CLASSP: a Biologically-Inspired Approach to Continual Learning through Adjustment Suppression and Sparsity Promotion

This paper introduces a new biologically-inspired training method named Continual Learning through Adjustment Suppression and Sparsity Promotion (CLASSP). CLASSP is based on two main principles observed in neuroscience, particularly in the context of synaptic transmission and Long-Term Potentiation (LTP). The first principle is a decay rate over the weight adjustment, which is implemented as a generalization of the AdaGrad optimization algorithm. This means that weights that have received many updates should have lower learning rates as they likely encode important information about previously seen data. However, this principle results in a diffuse distribution of updates throughout the model, as it promotes updates for weights that haven't been previously updated, while a sparse update distribution is preferred to leave weights unassigned for future tasks. Therefore, the second principle introduces a threshold on the loss gradient. This promotes sparse learning by updating a weight only if the loss gradient with respect to that weight is above a certain threshold, i.e. only updating weights with a significant impact on the current loss. Both principles reflect phenomena observed in LTP, where a threshold effect and a gradual saturation of potentiation have been observed. CLASSP is implemented in a Python/PyTorch class, making it applicable to any model. When compared with Elastic Weight Consolidation (EWC) using Computer Vision datasets, CLASSP demonstrates superior performance in terms of accuracy and memory footprint.

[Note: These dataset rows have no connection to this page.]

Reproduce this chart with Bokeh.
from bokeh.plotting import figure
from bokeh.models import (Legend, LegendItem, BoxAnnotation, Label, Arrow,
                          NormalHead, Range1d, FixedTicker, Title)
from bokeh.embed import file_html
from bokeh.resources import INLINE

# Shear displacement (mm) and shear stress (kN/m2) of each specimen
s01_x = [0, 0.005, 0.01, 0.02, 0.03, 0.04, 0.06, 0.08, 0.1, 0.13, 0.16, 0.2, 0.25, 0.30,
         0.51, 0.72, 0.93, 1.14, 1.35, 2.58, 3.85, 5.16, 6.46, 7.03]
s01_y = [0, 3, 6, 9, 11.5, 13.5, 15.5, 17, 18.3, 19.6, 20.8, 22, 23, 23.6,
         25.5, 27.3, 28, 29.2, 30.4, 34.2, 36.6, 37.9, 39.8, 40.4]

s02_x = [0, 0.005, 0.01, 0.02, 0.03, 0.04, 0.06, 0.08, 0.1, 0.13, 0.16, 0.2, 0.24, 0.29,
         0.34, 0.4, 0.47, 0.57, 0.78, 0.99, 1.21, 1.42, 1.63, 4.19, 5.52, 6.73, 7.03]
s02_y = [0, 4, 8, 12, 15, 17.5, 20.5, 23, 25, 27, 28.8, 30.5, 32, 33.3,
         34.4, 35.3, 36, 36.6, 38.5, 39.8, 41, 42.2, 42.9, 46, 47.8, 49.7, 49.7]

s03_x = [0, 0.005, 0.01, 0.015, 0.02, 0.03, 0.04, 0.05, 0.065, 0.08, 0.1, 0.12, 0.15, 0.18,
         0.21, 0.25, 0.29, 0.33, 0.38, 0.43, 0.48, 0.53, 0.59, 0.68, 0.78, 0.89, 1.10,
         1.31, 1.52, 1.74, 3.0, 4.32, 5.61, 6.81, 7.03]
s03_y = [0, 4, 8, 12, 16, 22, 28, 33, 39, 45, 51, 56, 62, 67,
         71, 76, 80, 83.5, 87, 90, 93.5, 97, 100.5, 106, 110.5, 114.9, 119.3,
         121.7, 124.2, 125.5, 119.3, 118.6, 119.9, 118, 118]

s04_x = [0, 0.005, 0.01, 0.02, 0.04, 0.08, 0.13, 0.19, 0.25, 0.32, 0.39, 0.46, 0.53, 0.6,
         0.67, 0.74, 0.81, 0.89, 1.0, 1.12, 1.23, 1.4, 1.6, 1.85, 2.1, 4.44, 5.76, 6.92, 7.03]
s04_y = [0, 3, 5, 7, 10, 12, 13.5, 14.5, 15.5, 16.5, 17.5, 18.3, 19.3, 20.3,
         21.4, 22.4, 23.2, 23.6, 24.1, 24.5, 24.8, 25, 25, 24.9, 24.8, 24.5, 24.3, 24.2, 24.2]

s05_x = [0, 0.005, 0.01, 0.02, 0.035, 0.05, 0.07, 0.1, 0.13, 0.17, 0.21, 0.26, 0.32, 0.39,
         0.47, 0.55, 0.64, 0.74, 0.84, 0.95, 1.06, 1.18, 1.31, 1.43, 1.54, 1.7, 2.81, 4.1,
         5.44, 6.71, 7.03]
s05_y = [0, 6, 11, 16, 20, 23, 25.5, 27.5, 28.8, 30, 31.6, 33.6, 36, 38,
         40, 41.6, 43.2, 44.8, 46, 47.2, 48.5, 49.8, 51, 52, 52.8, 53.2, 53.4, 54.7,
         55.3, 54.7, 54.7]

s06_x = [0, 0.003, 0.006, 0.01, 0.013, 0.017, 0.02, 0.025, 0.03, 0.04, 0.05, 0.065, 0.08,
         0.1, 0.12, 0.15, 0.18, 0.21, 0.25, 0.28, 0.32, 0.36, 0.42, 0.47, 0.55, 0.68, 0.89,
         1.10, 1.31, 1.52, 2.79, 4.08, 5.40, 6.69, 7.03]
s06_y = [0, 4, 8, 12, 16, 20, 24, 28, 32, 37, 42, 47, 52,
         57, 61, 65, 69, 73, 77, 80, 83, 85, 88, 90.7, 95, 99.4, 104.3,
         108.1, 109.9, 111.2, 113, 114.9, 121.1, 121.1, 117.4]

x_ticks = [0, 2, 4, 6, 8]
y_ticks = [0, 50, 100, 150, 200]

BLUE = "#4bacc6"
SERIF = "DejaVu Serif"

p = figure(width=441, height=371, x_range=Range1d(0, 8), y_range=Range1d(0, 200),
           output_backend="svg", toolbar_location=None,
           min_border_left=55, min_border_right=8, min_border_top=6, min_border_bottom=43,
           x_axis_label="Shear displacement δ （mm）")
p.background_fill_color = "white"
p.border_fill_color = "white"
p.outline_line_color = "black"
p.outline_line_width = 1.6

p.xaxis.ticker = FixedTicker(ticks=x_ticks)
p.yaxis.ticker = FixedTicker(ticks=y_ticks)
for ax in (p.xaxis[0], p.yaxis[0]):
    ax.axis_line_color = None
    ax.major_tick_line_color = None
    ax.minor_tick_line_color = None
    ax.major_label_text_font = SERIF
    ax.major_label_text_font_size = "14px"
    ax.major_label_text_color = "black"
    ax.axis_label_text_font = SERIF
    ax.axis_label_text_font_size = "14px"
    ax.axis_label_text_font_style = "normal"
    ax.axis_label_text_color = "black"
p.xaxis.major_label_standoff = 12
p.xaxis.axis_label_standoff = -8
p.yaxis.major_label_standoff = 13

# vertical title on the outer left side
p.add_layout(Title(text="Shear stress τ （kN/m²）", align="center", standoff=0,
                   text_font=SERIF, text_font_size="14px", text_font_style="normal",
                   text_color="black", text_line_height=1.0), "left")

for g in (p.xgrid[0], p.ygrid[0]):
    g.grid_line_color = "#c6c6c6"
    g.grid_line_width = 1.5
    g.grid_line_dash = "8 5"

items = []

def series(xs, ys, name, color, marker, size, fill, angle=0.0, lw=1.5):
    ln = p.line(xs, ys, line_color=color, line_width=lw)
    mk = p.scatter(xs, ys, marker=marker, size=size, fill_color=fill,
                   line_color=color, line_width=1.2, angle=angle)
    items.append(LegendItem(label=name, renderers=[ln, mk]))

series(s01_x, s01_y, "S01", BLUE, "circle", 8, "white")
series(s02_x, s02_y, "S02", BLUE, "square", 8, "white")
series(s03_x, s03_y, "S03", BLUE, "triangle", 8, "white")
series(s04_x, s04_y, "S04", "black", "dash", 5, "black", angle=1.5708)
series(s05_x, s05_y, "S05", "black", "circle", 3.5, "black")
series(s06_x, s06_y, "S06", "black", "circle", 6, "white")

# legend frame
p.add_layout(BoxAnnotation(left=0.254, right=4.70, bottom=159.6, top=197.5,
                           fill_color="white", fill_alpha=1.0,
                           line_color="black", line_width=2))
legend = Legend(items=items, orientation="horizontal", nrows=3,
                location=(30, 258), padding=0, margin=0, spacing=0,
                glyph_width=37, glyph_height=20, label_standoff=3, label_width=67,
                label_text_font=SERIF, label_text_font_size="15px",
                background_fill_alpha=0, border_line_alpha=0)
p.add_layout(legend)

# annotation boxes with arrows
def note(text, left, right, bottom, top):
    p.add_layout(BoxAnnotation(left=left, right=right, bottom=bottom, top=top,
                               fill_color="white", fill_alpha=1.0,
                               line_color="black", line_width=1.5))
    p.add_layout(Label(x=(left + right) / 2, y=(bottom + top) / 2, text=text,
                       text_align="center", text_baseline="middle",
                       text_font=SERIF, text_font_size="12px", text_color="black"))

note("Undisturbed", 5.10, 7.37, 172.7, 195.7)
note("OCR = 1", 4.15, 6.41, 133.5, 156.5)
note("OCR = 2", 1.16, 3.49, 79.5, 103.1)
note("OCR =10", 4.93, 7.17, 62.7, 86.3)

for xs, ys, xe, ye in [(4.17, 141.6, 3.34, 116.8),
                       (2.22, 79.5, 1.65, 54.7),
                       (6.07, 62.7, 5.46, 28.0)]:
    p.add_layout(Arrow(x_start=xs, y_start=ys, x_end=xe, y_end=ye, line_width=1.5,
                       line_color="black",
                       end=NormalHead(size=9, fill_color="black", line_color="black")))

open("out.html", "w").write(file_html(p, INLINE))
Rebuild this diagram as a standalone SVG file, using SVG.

End-to-end Adversarial Learning for Generative Conversational Agents

This paper presents a new adversarial learning method for generative conversational agents (GCA) besides a new model of GCA. Similar to previous works on adversarial learning for dialogue generation, our method assumes the GCA as a generator that aims at fooling a discriminator that labels dialogues as human-generated or machine-generated; however, in our approach, the discriminator performs token-level classification, i.e. it indicates whether the current token was generated by humans or machines. To do so, the discriminator also receives the context utterances (the dialogue history) and the incomplete answer up to the current token as input. This new approach makes possible the end-to-end training by backpropagation. A self-conversation process enables to produce a set of generated data with more diversity for the adversarial training. This approach improves the performance on questions not related to the training data. Experimental results with human and adversarial evaluations show that the adversarial method yields significant performance gains over the usual teacher forcing training.

Deep Learning with Eigenvalue Decay Regularizer

This paper extends our previous work on regularization of neural networks using Eigenvalue Decay by employing a soft approximation of the dominant eigenvalue in order to enable the calculation of its derivatives in relation to the synaptic weights, and therefore the application of back-propagation, which is a primary demand for deep learning. Moreover, we extend our previous theoretical analysis to deep neural networks and multiclass classification problems. Our method is implemented as an additional regularizer in Keras, a modular neural networks library written in Python, and evaluated in the benchmark data sets Reuters Newswire Topics Classification, IMDB database for binary sentiment classification, MNIST database of handwritten digits and CIFAR-10 data set for image classification.

Deep Embedding for Spatial Role Labeling

This paper introduces the visually informed embedding of word (VIEW), a continuous vector representation for a word extracted from a deep neural model trained using the Microsoft COCO data set to forecast the spatial arrangements between visual objects, given a textual description. The model is composed of a deep multilayer perceptron (MLP) stacked on the top of a Long Short Term Memory (LSTM) network, the latter being preceded by an embedding layer. The VIEW is applied to transferring multimodal background knowledge to Spatial Role Labeling (SpRL) algorithms, which recognize spatial relations between objects mentioned in the text. This work also contributes with a new method to select complementary features and a fine-tuning method for MLP that improves the $F1$ measure in classifying the words into spatial roles. The VIEW is evaluated with the Task 3 of SemEval-2013 benchmark data set, SpaceEval.